PROBLEM DETAILS -
Write out, word for word, only the data from its first line to the line containing "['0', '0.05', '0.1', '0.15', '0.2', '0.25', '0.3', '0.35'];".

Records with drawing code
────
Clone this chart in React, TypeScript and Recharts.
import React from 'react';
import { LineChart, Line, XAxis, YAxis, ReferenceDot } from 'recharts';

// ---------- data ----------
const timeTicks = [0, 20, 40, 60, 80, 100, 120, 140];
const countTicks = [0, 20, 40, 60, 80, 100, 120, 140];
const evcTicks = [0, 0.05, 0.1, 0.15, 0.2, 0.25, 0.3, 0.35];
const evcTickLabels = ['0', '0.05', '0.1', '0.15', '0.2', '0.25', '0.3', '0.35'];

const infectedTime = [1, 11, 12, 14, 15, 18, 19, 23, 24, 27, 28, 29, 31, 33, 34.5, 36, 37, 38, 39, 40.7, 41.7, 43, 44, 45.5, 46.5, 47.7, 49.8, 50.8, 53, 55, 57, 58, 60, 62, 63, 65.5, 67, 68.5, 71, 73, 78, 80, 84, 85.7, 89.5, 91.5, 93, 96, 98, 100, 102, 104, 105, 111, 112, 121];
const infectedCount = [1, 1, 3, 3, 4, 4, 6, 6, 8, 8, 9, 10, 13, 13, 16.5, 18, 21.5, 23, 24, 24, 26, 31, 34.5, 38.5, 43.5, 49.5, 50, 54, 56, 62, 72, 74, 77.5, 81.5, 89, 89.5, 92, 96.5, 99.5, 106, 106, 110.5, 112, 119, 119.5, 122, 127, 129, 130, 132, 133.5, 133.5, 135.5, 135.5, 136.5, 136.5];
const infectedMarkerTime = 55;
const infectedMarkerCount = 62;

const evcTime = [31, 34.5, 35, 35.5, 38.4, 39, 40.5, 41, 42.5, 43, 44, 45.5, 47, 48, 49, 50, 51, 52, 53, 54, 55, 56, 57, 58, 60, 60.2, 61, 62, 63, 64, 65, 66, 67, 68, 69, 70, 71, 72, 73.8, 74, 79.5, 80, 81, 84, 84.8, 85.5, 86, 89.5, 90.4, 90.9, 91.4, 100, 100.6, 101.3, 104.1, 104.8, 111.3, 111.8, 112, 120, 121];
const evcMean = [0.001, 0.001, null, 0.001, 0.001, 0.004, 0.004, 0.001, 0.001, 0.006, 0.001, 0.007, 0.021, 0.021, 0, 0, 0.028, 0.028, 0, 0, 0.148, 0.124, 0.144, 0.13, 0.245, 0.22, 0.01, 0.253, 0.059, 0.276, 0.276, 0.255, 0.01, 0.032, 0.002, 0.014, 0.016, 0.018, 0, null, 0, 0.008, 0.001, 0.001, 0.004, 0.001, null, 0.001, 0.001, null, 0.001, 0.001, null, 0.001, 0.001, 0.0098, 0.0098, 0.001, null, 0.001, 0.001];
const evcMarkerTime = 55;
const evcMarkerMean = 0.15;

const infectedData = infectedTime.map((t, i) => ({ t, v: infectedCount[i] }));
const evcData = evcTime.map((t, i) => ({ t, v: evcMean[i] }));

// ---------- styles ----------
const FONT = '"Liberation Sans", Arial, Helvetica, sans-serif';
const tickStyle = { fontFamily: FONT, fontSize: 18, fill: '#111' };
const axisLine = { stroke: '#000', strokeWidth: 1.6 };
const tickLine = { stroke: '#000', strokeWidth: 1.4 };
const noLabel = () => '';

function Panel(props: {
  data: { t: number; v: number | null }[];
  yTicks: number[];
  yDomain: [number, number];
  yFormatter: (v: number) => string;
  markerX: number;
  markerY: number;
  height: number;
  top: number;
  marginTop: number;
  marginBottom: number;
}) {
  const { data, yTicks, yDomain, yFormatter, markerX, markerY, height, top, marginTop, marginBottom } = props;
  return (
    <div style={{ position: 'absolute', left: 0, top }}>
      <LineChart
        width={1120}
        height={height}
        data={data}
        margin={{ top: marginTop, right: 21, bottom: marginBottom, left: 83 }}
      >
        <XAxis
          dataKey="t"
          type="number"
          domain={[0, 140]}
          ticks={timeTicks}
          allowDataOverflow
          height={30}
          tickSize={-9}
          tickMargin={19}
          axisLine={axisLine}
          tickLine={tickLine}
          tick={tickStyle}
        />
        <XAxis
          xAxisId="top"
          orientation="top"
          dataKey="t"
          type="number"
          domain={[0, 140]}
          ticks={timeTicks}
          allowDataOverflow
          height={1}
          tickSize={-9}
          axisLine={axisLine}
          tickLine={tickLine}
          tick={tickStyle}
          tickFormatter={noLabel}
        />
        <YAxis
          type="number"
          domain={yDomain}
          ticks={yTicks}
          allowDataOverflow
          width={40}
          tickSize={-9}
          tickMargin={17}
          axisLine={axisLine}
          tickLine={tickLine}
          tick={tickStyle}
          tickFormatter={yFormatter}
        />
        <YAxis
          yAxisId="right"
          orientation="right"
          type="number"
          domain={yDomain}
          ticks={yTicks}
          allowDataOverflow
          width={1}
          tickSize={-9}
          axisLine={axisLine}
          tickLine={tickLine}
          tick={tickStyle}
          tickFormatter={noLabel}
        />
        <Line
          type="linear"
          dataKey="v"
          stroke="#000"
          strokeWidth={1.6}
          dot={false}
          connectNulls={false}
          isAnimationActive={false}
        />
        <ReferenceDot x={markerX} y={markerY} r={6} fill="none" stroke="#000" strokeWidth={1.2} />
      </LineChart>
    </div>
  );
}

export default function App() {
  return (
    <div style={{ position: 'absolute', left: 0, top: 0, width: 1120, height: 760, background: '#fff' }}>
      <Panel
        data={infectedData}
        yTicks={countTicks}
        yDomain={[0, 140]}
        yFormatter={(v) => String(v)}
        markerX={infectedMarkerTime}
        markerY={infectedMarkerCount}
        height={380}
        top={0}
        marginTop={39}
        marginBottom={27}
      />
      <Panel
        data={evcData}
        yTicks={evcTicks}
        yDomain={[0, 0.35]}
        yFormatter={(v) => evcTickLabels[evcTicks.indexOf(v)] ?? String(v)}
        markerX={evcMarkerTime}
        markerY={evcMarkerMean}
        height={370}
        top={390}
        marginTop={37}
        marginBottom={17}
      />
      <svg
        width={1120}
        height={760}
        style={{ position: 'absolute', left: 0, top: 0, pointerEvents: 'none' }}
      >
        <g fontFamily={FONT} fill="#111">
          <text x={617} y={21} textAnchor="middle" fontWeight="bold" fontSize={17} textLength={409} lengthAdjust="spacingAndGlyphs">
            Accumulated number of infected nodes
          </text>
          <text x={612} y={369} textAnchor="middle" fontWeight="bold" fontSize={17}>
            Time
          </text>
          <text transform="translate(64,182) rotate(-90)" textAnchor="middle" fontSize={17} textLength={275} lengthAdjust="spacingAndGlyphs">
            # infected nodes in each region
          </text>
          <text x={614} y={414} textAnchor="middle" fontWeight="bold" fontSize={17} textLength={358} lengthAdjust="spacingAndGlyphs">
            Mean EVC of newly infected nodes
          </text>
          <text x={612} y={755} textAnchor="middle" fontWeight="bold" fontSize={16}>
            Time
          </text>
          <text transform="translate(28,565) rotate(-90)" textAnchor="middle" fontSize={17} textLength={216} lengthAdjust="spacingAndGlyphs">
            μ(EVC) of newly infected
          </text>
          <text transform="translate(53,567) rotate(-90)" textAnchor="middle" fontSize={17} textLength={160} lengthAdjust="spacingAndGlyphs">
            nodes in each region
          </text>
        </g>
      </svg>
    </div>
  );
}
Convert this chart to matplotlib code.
────
COMPLETE RESPONSE -
Clone this chart in React, TypeScript and Recharts.
import React from 'react';
import { LineChart, Line, XAxis, YAxis, ReferenceDot } from 'recharts';

// ---------- data ----------
const timeTicks = [0, 20, 40, 60, 80, 100, 120, 140];
const countTicks = [0, 20, 40, 60, 80, 100, 120, 140];
const evcTicks = [0, 0.05, 0.1, 0.15, 0.2, 0.25, 0.3, 0.35];
const evcTickLabels = ['0', '0.05', '0.1', '0.15', '0.2', '0.25', '0.3', '0.35'];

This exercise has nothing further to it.